Regressei à casa que me preenche a maioria das lembranças da minha infância. Cada pedra, cada telha esconde um pedaço de mim. Em cada parede me reconheço, em cada objecto me encontro. Em cada espaço lembro as brincadeiras de criança com a minha irmã, com as primas, os risos, as sestas feitas a contra gosto nas tardes tórridas de Verão, à espera que fossem horas de darmos uns mergulhos e umas braçadas na água fresca do tanque.
A casa vive, fala-me de ti. Ajuda-me a lembrar pormenores que às vezes se me turvam, ajuda-me a ficar pequena de novo, sentir-me no teu colo, aninhada, ouvir os silêncios da natureza e pensar que sempre seria assim.

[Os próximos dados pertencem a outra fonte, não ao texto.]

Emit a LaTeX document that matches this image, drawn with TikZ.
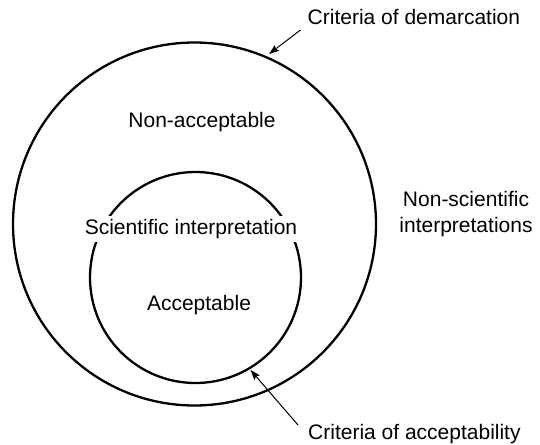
\documentclass[tikz,border=0pt]{standalone}
\usepackage{fontspec}
\setmainfont{Liberation Sans}
\usetikzlibrary{arrows.meta}
\begin{document}
\begin{tikzpicture}[x=1pt,y=-1pt,
  lbl/.style={font=\fontsize{21}{26}\selectfont, inner sep=0pt},
  ring/.style={circle, draw, line width=2.3pt, inner sep=0pt},
  pointer/.style={draw, line width=1pt, -{Stealth[length=10pt,width=7pt,inset=1.5pt]}}]
\useasboundingbox (0,0) rectangle (540,444);
\node[ring, minimum size=363pt] (outer) at (194.5,224) {};
\node[ring, minimum size=211pt] (inner) at (195.5,277.5) {};
\node[lbl, anchor=base] (nonacc) at (202,127) {Non-acceptable};
\node[lbl, anchor=base, fill=white, inner sep=3pt] (sci) at (191,234.5) {Scientific interpretation};
\node[lbl, anchor=base] (acc) at (199,310) {Acceptable};
\node[lbl, anchor=base, align=center] (nonsci) at (466,232.5) {Non-scientific\\interpretations};
\node[lbl, anchor=base west] (dem) at (307.5,25) {Criteria of demarcation};
\node[lbl, anchor=base west] (crit) at (308,439) {Criteria of acceptability};
\coordinate (demtip) at (269,54);
\coordinate (acctip) at (250.5,370);
\draw[pointer] (dem.west |- 0,30) ++(-7,0) coordinate (ds) -- (demtip);
\draw[pointer] (crit.west |- 0,425) ++(-10,0) coordinate (as) -- (acctip);
\end{tikzpicture}
\end{document}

Não foi sempre assim, avó. Infelizmente não foi. Mas os nossos brinquedos resistiram ao tempo, permanecem no móvel alto e envidraçado, olham para mim lá de cima como que a dizer «Lembras-te?». Claro que me lembro. Da boneca de porcelana a quem tricotei vestidos de malha, do gato amarelo de borracha a quem fiz uma coleira em crochet, do pião, dos barriguitas, da pandeireta vermelha com um sapo no meio que me compraram numa qualquer festa da aleia. E o arrepio que sinto ao ver o meu filho com ela na mão a agitá-la... E lembro-me de ser assim, minúscula como ele, e acreditar que a vida era simples e bonita, apenas. Nunca acreditei quando dizias «Aprende que eu não duro sempre». Será que aprendi o suficiente? Não creio.

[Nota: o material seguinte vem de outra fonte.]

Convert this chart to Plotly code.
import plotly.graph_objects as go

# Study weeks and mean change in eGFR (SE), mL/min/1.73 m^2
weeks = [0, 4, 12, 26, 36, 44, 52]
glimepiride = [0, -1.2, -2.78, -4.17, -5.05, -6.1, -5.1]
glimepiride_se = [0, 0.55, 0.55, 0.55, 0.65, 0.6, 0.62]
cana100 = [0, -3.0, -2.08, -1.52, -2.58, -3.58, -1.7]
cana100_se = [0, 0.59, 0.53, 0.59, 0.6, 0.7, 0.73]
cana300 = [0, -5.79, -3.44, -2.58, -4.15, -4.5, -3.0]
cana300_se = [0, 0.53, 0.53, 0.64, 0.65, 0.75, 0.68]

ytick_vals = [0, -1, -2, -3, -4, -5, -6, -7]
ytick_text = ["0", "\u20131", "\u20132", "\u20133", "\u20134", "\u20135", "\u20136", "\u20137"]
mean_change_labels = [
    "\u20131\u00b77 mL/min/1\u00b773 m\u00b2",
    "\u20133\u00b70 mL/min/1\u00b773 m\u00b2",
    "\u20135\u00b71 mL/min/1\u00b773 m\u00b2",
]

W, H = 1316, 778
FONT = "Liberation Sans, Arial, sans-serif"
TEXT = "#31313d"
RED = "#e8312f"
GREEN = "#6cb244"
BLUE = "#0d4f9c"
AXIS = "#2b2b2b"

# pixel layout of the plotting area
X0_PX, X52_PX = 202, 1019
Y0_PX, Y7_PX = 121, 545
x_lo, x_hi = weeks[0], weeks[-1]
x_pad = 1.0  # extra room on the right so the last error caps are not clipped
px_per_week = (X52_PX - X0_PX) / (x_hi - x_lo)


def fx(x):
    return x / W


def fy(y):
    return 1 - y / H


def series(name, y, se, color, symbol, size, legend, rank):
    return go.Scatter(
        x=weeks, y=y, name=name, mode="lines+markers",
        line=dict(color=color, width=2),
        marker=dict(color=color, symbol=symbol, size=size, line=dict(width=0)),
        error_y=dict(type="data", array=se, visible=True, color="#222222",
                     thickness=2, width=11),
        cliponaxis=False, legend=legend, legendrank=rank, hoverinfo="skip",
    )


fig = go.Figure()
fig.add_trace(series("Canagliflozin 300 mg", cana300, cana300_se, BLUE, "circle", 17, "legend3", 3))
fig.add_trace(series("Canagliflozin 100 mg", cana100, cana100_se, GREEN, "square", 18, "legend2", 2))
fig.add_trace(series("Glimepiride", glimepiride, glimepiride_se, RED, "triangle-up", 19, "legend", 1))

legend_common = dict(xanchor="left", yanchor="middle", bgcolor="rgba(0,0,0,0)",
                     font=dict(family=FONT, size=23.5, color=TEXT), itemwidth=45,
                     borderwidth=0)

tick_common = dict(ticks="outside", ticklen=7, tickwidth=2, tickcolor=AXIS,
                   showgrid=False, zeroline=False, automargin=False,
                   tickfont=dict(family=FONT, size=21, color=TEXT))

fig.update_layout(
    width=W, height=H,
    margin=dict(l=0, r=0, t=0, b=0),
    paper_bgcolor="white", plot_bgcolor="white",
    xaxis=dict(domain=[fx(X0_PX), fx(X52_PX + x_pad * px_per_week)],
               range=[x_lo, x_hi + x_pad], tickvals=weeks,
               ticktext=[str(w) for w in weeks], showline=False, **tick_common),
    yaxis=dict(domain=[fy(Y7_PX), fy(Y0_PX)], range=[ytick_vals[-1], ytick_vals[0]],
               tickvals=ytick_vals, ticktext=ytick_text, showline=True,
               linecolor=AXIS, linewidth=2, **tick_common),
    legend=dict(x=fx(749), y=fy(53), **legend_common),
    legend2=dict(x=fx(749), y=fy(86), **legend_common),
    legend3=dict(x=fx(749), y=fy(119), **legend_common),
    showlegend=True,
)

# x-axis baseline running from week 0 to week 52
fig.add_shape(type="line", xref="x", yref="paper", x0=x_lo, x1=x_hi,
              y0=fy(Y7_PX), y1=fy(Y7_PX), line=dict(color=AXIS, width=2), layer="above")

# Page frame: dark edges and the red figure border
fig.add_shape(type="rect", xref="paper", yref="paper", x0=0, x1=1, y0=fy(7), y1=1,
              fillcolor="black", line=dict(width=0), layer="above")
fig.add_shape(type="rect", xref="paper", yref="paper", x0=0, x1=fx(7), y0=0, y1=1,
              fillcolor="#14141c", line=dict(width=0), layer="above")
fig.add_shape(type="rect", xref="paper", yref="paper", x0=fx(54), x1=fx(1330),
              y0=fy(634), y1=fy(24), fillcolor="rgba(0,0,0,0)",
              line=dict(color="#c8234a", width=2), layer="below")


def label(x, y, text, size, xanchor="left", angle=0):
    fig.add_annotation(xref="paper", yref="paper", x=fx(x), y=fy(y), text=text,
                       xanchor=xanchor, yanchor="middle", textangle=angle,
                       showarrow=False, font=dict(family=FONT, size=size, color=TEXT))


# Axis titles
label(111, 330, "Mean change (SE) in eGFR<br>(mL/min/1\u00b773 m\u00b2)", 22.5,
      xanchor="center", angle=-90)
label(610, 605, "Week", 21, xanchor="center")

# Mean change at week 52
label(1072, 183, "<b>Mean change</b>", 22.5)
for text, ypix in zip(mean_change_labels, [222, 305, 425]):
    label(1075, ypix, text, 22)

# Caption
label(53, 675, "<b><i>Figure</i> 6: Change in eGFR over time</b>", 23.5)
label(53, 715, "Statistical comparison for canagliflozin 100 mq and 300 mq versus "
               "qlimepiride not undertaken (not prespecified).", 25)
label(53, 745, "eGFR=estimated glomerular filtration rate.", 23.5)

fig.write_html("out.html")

Regressei à casa onde cresceu uma parte significativa do que sou agora. Precisa de cuidados, precisa de atenção, precisa de dedicação, sobretudo. Deitada na cama de criança a olhar para o tecto planeio mudar o chão, pintar os quartos, mudar alguns quadros. Apercebo-me de que me sinto muito bem nesta casa, apesar de precisar de pequenas obras de manutenção. Apercebo-me de que este será, talvez, um processo de renascimento, um reencontro, uma reestruturação interna e externa. As coisas quando não são cuidadas perdem-se, e não é essa a minha intenção. Pergunto-me insistentemente porque não volto mais vezes. Não sei. Mas vou voltar com mais frequência, prometi a mim mesma.
Regressei. E senti que estavas lá à minha espera. Que andaste comigo pelos campos, que ouvimos juntas o sino da igreja de quarto em quarto de hora, que sentimos as duas o vento nas velhas árvores que ainda povoam a quinta. Foi tão bom que nem me lembrava como era bom o gosto das coisas simples.